I frequently speak of moving home and the tone generally revolves around business, finance and an overall connection with the people and area. All of those things play a large part. It IS where I'll be most successful and looked at as less crazy by people around me. However, there is so much more to it.
I spent almost 12 days back home, as 99% of my readers know. I love my family so thoroughly that being apart from them is no longer a possibility. For so many years, my mother and I would argue about everything there was to argue about, and some things that didn't seem possible to argue about. We have reached a closeness that was unprecedented with us and now I'm not there. I've always had fun with my dad and he's been so great to be around as a friend, dad and mentor. My brother and I hit an age range where the 4 years between us dissipated, yet we have only been able to enjoy it in fleeting, beer soaked moments. Of the 4 grandparents I was born with only 1 remains. Thankfully she still has her wits about her but will that last another 12 years as she pushes 100? Will SHE even last that long?
All of those things are also important, but we are adults. We get it. We don't like it, but we understand budgets and responsibilities and careers and professional necessities. As much as we suffer through the distance, there is that underlying thought of "it is what it is and it's necessary." That doesn't make it fair, but the rationalization becomes legitimating justification. Friends play the same game.

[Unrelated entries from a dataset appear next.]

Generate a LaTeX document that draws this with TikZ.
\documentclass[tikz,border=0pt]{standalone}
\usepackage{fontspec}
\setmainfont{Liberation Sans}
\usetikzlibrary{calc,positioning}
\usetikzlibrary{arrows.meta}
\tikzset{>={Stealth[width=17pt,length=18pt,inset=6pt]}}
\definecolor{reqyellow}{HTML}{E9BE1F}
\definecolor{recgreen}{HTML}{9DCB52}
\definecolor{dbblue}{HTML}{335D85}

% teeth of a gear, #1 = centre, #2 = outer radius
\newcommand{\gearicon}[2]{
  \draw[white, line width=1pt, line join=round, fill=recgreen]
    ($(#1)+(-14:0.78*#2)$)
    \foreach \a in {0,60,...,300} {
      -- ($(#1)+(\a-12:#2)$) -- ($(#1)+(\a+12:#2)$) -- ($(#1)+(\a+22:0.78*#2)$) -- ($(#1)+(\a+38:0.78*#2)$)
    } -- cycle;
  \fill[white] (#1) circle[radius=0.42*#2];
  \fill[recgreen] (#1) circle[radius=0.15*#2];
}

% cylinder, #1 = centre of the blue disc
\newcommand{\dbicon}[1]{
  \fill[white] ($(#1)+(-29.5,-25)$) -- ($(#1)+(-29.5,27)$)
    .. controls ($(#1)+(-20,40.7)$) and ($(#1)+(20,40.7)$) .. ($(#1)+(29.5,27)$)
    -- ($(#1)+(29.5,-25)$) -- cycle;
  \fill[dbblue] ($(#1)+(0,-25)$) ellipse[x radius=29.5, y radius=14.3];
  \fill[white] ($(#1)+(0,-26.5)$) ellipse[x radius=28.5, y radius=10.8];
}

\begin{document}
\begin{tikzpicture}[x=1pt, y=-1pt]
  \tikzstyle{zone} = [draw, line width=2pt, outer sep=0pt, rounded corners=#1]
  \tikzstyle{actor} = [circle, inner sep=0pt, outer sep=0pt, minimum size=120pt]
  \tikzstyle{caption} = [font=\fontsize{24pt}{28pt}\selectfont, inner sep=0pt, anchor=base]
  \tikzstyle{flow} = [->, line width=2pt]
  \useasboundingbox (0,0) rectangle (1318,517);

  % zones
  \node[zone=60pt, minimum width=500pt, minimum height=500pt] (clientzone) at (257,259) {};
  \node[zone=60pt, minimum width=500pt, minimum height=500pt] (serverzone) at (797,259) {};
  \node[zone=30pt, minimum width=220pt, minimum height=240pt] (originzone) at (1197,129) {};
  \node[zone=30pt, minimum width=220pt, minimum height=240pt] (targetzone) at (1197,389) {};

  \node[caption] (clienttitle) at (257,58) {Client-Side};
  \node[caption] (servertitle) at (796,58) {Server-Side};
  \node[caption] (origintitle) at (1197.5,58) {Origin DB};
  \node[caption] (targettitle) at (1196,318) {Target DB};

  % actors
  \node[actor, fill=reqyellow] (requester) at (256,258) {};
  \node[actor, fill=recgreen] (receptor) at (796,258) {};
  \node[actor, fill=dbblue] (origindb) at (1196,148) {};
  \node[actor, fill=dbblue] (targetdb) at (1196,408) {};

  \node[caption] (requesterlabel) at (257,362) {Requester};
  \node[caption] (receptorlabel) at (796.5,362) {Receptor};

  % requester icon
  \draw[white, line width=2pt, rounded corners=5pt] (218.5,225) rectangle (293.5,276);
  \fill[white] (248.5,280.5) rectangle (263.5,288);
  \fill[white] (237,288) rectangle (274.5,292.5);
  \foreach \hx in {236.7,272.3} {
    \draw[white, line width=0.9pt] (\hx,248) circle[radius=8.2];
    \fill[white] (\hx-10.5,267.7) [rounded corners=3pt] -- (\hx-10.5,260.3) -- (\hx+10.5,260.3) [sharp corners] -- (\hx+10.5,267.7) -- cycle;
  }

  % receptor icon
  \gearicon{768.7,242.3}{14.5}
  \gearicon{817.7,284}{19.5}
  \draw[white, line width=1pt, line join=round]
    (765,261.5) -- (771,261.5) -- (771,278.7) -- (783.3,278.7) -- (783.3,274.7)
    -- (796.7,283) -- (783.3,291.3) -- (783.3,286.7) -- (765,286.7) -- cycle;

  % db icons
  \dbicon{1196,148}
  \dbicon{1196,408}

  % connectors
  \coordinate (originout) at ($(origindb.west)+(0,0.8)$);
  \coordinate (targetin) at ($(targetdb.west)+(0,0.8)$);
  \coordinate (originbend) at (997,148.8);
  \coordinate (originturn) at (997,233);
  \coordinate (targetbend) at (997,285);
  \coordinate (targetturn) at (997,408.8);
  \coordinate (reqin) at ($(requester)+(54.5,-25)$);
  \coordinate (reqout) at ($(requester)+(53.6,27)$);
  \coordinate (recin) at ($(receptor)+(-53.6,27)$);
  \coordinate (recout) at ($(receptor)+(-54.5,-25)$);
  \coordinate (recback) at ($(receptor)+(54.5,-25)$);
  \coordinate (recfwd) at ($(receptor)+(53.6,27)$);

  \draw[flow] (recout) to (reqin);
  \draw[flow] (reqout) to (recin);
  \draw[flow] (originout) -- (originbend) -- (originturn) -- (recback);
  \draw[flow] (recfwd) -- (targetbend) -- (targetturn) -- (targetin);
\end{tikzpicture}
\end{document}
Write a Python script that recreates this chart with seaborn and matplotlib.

There is a class of people that doesn't apply to, however. I have a friend - Brian - who knew me before I knew me (he is 18 months older). Our fathers went to high school together. We may as well be brothers instead of friends. We were together constantly as kids, and less so as we aged, but have held friendship for 30+ years. Brian is married (I missed his wedding). He now has a daughter, Sophia, who is a beautiful, wide eyed 9 month old angel. I met her for the first time this last week. I fell in love with this little baby girl. I told Brian that my distaste for diaper changing is the only reason he gets to keep her. Sophia, like many babies, doesn't go to many people and takes time to warm up. After a short stint of coming from her sleepy car ride induce haze I reached out and she was passed to me. She looked unsure, then cracked a tiny, gummy smile and laid her head on my shoulder. She loved me immediately.
I also have a friend, Dr. Jim, who I've known for about 20 years. He has a son, Sean, who is 27 months. Sean is a brilliant, mischievous boy who can nearly read and knows to stop at the corner and grab daddy's hand before crossing. He also knows Uncle Jason and recognizes my disappearing act and so far he is not a fan.
The kicker is that Brian and his wife showed up with baby Sophia on the same day as Jim, his wife and little Sean. I was surrounded by wet, sloppy kisses of the adorable children of two of my closest friends in life. While this was so much fun and filled my heart with joy, there was something nagging at me so deeply the entire time that even the clean baby smell wafting toward me couldn't shake it.
Sophia is 9 months and Sean is 27 months. The last time I saw that little monkey he was 9 months old. I looked at one baby who stared back at me mostly vacantly and smiled most often from gas and then to the other who was more a little person than a baby and could peer into my soul as I held back tears and say, "what's wrong Uncle Jason?" the cute squeaky voice was enough to stem the tide of the tears so I could smile and say "Nothing Sean" and mostly mean it while while I hugged him. Incidentally, I could get choked up all over again recalling the story to memory in order to write it here.
The disparity in how they interact is obviously a function of time, but... it so clearly painted a picture for me. The felt difference in interacting with them is the exact amount of growth I had missed in Sean's life and the exact amount I've yet to miss in Sophia's - almost to the day - until I move home.
Sean is old enough to know I've left and that hurts. Sophia is too young to have a clue, making me a stranger on my return, and that hurts more. What hurts the most is that there is not a word in the English language that will explain it to either of them.
So for 20 months more I will endure and then I'll spend every available day doting on the beautiful children of my beautiful friends - all of whom have suffered at the hands of my decision to leave an entire decade prior, yet blindly supported me in my journey.